▸ **Short exercise**
Look at the data below and print exactly the lines from its first line through the line with "var yStops = [0, 0.2428, 0.4972, 0.7395, 1];"; the pictures stay out of the copy.

** begin Collected material **

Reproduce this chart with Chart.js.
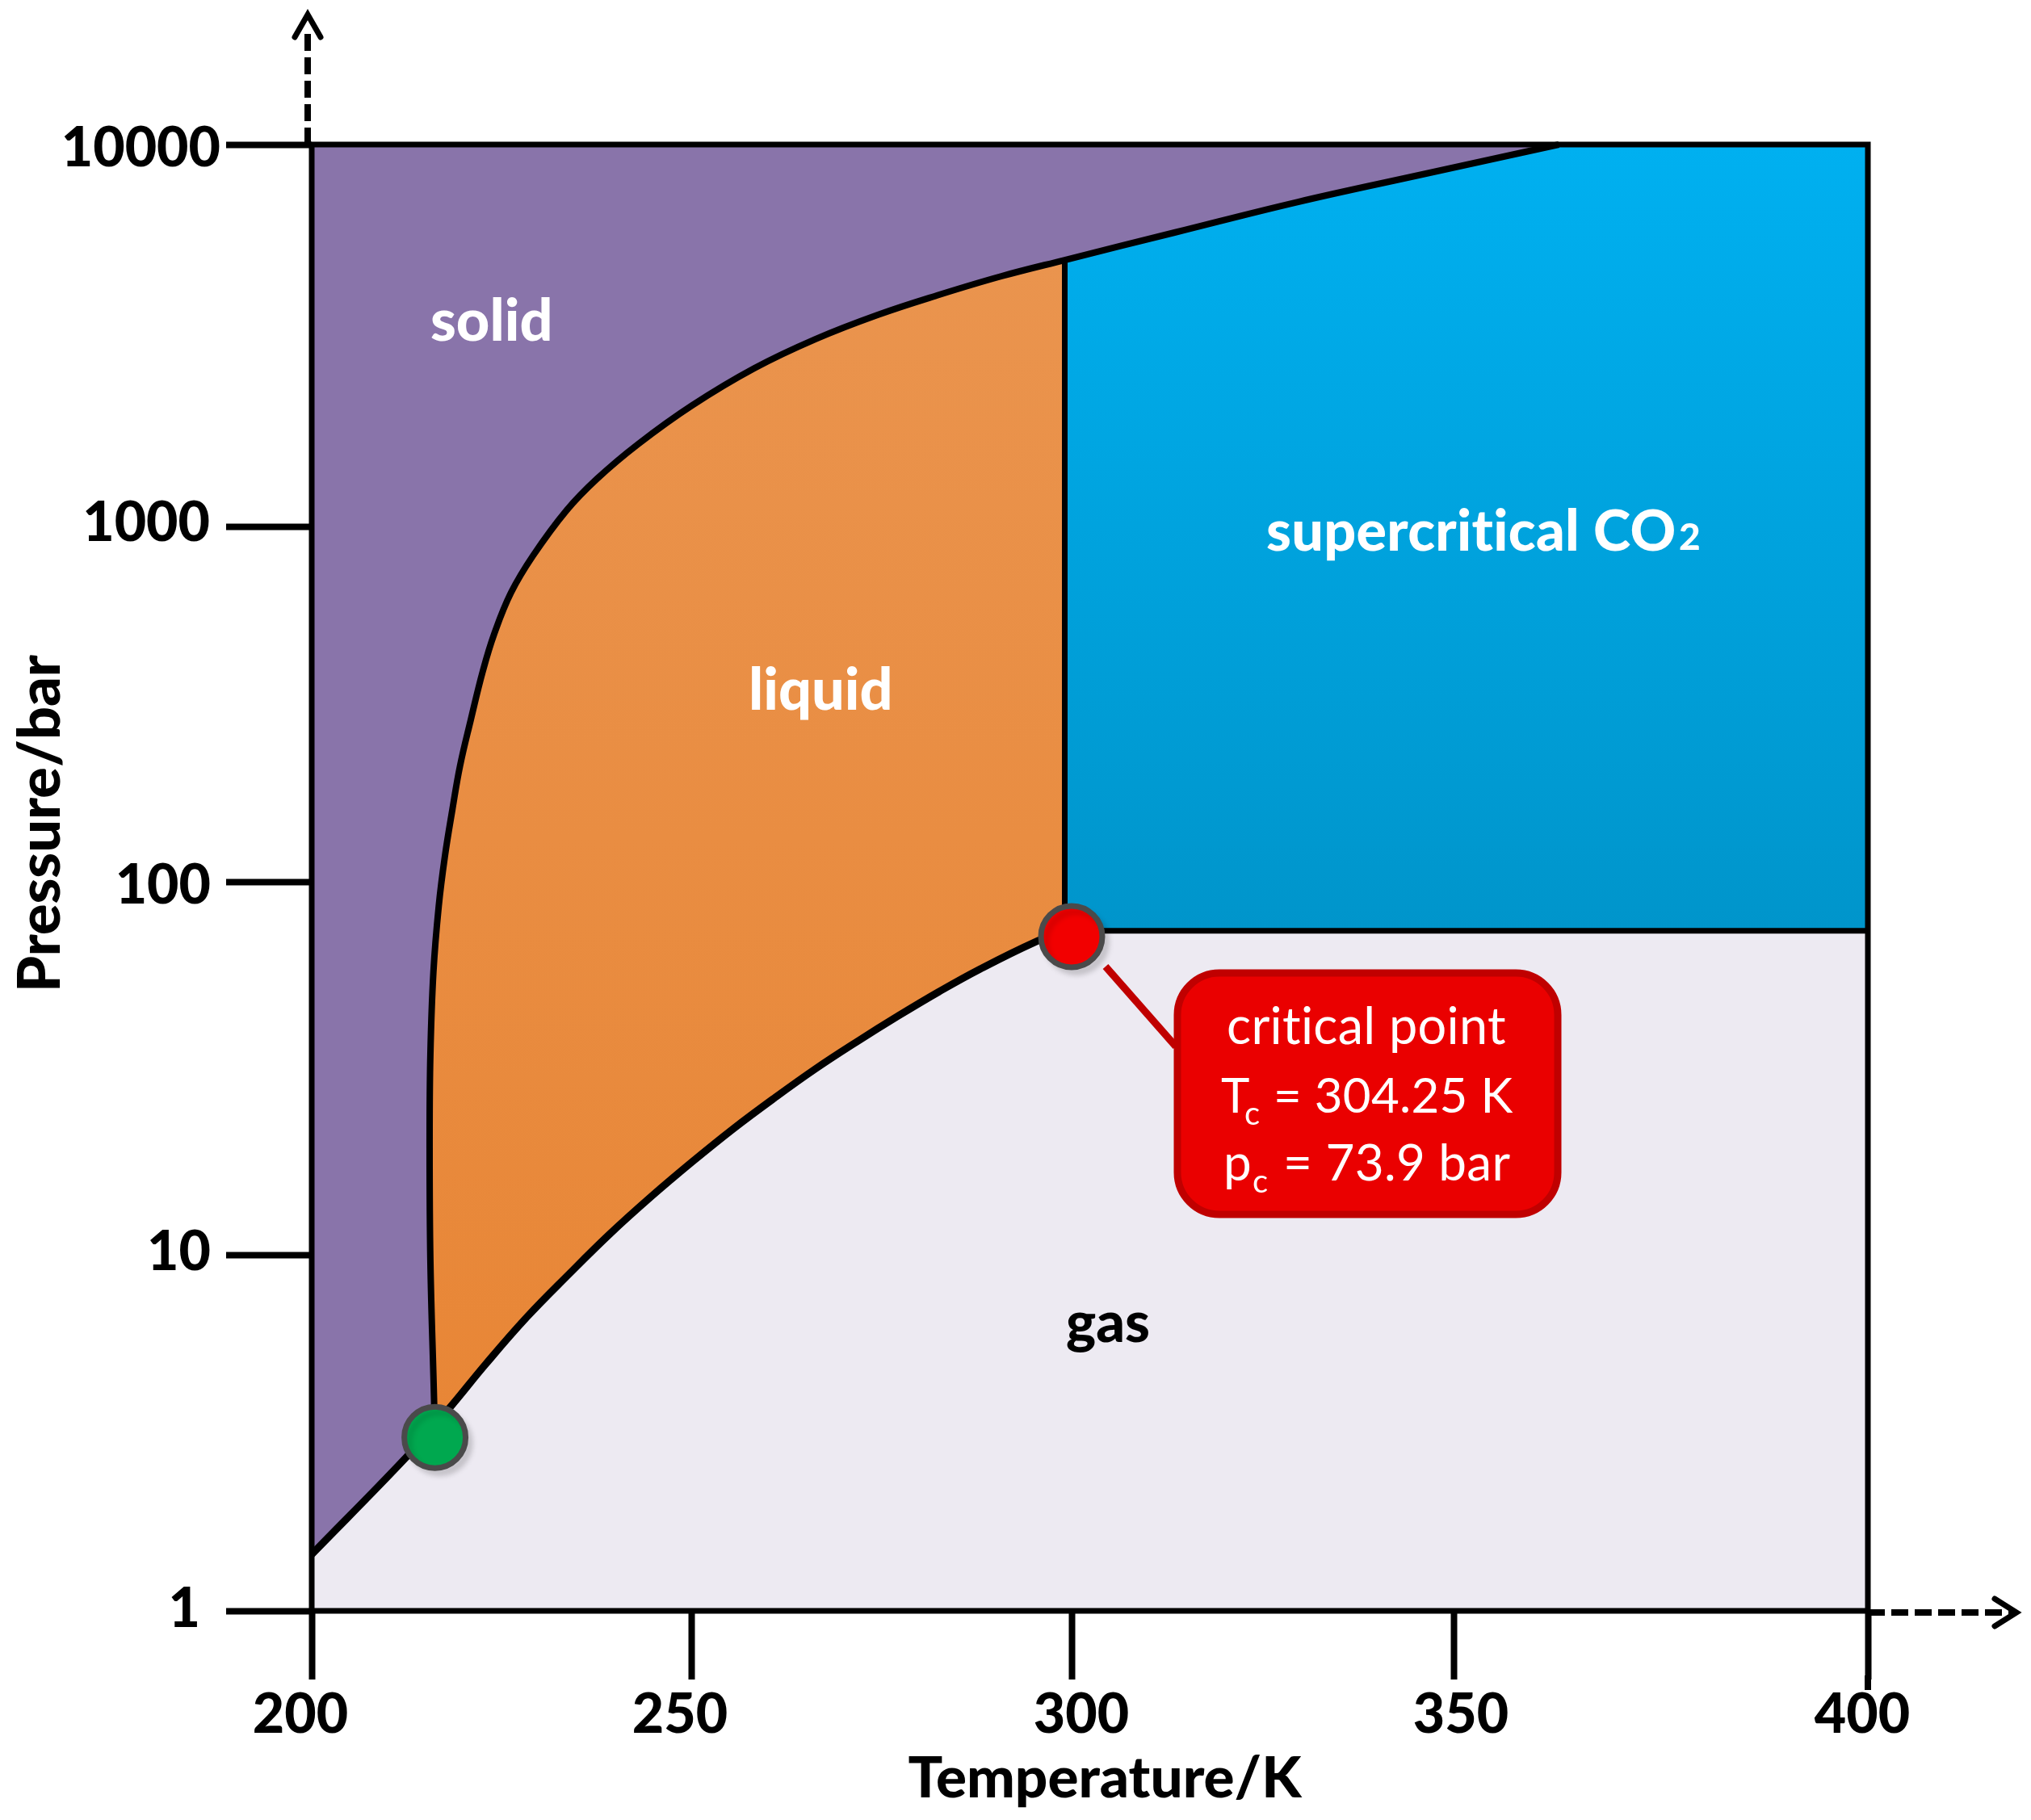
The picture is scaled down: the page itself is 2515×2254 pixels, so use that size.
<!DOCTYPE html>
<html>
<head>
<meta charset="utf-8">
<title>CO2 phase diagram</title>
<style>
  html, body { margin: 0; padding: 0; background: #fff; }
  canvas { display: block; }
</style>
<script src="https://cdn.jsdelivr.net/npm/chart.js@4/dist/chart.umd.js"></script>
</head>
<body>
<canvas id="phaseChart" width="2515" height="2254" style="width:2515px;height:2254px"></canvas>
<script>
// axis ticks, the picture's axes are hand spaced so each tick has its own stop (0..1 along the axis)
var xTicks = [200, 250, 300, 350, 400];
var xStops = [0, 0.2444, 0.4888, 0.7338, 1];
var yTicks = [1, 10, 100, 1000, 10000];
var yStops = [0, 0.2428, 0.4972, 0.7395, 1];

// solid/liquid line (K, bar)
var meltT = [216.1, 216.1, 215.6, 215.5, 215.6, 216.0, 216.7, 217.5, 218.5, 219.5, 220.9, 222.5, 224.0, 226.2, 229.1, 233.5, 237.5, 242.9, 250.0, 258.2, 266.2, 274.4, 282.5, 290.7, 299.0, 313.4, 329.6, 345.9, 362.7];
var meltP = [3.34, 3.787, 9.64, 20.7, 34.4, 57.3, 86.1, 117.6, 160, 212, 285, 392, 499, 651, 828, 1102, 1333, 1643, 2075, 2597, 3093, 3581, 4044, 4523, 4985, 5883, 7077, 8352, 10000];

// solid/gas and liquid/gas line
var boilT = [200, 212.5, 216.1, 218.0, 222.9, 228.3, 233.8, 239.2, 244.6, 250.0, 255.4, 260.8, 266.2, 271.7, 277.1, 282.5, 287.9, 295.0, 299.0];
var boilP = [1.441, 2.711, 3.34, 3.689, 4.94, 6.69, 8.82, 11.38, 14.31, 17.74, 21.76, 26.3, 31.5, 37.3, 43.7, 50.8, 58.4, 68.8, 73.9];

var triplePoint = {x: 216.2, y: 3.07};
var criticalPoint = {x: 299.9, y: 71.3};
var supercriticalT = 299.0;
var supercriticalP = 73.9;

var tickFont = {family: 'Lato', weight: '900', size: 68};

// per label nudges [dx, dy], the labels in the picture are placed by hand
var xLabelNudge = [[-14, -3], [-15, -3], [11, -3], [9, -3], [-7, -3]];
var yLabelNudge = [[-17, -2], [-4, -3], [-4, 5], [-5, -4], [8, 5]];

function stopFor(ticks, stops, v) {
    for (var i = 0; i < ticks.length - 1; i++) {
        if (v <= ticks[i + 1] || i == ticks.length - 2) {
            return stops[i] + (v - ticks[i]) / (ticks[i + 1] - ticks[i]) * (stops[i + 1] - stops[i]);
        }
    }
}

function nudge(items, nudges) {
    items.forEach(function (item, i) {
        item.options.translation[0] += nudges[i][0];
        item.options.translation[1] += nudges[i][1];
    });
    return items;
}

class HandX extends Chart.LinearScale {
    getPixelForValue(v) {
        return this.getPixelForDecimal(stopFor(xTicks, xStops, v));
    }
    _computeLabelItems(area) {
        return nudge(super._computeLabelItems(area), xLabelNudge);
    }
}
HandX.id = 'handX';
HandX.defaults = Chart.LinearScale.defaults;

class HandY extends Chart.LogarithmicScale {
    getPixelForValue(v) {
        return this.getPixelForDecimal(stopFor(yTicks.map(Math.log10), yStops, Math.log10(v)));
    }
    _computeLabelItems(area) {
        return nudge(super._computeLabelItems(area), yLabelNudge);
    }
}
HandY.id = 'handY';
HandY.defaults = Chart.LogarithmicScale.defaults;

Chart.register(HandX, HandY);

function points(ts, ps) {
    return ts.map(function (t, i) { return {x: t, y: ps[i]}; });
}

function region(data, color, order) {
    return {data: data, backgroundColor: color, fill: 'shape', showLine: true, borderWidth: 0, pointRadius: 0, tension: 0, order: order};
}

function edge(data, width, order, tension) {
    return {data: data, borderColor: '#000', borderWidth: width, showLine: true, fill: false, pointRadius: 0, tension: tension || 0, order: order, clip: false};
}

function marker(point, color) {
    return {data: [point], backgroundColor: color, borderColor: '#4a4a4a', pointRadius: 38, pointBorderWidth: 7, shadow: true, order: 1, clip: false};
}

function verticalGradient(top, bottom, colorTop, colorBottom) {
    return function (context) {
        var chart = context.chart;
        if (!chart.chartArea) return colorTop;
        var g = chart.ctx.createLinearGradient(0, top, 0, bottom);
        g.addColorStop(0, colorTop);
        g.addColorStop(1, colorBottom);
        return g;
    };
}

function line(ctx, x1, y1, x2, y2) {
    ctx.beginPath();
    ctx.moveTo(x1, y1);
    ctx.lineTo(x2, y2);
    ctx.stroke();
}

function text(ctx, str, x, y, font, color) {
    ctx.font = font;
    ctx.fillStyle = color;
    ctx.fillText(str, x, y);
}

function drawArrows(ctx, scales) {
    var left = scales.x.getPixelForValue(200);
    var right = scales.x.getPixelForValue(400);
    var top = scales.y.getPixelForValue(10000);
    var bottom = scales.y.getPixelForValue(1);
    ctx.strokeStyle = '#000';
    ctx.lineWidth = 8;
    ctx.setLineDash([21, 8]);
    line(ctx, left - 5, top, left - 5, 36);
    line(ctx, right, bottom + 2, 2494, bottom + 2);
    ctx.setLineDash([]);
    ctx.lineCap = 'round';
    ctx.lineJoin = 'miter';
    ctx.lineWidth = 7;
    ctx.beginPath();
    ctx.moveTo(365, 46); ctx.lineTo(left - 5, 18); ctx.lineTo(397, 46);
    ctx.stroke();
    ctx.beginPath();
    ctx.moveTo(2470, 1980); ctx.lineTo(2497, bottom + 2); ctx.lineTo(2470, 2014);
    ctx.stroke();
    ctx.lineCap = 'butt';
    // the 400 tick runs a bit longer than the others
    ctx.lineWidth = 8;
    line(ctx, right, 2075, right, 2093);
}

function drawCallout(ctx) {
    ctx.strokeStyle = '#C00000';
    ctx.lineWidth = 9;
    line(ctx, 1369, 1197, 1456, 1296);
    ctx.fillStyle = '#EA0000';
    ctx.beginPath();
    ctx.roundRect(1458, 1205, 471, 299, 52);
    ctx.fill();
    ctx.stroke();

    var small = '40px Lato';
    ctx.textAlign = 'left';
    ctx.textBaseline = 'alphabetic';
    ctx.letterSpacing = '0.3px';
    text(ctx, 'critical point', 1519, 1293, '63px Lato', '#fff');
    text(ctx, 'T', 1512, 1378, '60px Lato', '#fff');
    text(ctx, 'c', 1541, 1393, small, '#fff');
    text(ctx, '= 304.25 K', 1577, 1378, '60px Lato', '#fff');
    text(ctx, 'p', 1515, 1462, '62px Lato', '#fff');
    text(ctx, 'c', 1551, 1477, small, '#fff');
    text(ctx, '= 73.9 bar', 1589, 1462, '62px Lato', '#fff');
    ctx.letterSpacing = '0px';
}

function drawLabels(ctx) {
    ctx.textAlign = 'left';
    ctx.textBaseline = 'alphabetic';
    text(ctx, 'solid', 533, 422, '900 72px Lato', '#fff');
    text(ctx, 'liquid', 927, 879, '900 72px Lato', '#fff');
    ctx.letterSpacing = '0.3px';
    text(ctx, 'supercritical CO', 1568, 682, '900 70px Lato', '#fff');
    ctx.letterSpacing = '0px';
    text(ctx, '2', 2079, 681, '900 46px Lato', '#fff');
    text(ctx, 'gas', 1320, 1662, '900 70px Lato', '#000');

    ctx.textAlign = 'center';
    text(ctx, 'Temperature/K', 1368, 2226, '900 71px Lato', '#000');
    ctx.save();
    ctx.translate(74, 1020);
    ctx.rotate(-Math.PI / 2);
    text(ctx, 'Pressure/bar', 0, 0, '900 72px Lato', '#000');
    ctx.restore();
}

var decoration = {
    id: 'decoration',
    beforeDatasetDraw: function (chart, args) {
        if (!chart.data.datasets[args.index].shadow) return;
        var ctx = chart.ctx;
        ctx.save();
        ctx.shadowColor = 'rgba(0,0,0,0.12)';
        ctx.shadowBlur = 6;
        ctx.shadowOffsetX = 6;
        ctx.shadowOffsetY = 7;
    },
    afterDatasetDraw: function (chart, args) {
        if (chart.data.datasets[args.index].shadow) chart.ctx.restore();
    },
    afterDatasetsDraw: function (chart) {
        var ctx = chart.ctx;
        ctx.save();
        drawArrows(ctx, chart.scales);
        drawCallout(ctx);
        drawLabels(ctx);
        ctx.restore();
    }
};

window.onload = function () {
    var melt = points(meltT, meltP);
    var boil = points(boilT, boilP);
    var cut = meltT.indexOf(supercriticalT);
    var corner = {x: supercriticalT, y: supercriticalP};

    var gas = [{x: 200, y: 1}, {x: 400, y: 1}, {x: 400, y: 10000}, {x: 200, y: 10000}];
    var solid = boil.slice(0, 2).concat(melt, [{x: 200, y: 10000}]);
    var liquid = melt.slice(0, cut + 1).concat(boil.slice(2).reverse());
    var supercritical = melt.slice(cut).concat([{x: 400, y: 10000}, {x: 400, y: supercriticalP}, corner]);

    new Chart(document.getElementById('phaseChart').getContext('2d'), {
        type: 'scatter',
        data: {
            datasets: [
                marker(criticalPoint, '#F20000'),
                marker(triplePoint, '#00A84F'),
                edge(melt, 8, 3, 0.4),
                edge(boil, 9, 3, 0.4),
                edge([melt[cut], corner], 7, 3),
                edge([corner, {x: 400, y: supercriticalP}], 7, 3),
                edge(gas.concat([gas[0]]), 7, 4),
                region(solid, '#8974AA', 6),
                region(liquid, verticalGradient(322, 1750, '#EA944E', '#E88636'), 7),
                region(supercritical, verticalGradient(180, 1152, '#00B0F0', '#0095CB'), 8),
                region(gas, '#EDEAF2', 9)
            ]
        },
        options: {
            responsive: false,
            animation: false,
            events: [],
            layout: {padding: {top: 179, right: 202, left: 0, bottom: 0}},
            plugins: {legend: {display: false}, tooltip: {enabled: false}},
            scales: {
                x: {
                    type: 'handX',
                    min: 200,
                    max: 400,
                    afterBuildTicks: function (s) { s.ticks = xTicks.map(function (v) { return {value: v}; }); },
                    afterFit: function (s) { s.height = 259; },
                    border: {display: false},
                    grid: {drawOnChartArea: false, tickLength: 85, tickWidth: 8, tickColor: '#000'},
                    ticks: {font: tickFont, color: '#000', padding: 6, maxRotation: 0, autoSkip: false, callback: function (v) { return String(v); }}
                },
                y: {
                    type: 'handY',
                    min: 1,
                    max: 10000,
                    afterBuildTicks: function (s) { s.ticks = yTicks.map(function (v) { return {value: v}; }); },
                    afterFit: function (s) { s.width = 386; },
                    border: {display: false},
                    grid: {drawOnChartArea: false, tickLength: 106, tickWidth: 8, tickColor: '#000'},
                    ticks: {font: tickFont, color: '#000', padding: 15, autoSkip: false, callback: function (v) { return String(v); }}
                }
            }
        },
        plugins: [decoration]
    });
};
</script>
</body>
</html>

** end Collected material **

▸ **Answer to this problem**
Reproduce this chart with Chart.js.
The picture is scaled down: the page itself is 2515×2254 pixels, so use that size.
<!DOCTYPE html>
<html>
<head>
<meta charset="utf-8">
<title>CO2 phase diagram</title>
<style>
  html, body { margin: 0; padding: 0; background: #fff; }
  canvas { display: block; }
</style>
<script src="https://cdn.jsdelivr.net/npm/chart.js@4/dist/chart.umd.js"></script>
</head>
<body>
<canvas id="phaseChart" width="2515" height="2254" style="width:2515px;height:2254px"></canvas>
<script>
// axis ticks, the picture's axes are hand spaced so each tick has its own stop (0..1 along the axis)
var xTicks = [200, 250, 300, 350, 400];
var xStops = [0, 0.2444, 0.4888, 0.7338, 1];
var yTicks = [1, 10, 100, 1000, 10000];
var yStops = [0, 0.2428, 0.4972, 0.7395, 1];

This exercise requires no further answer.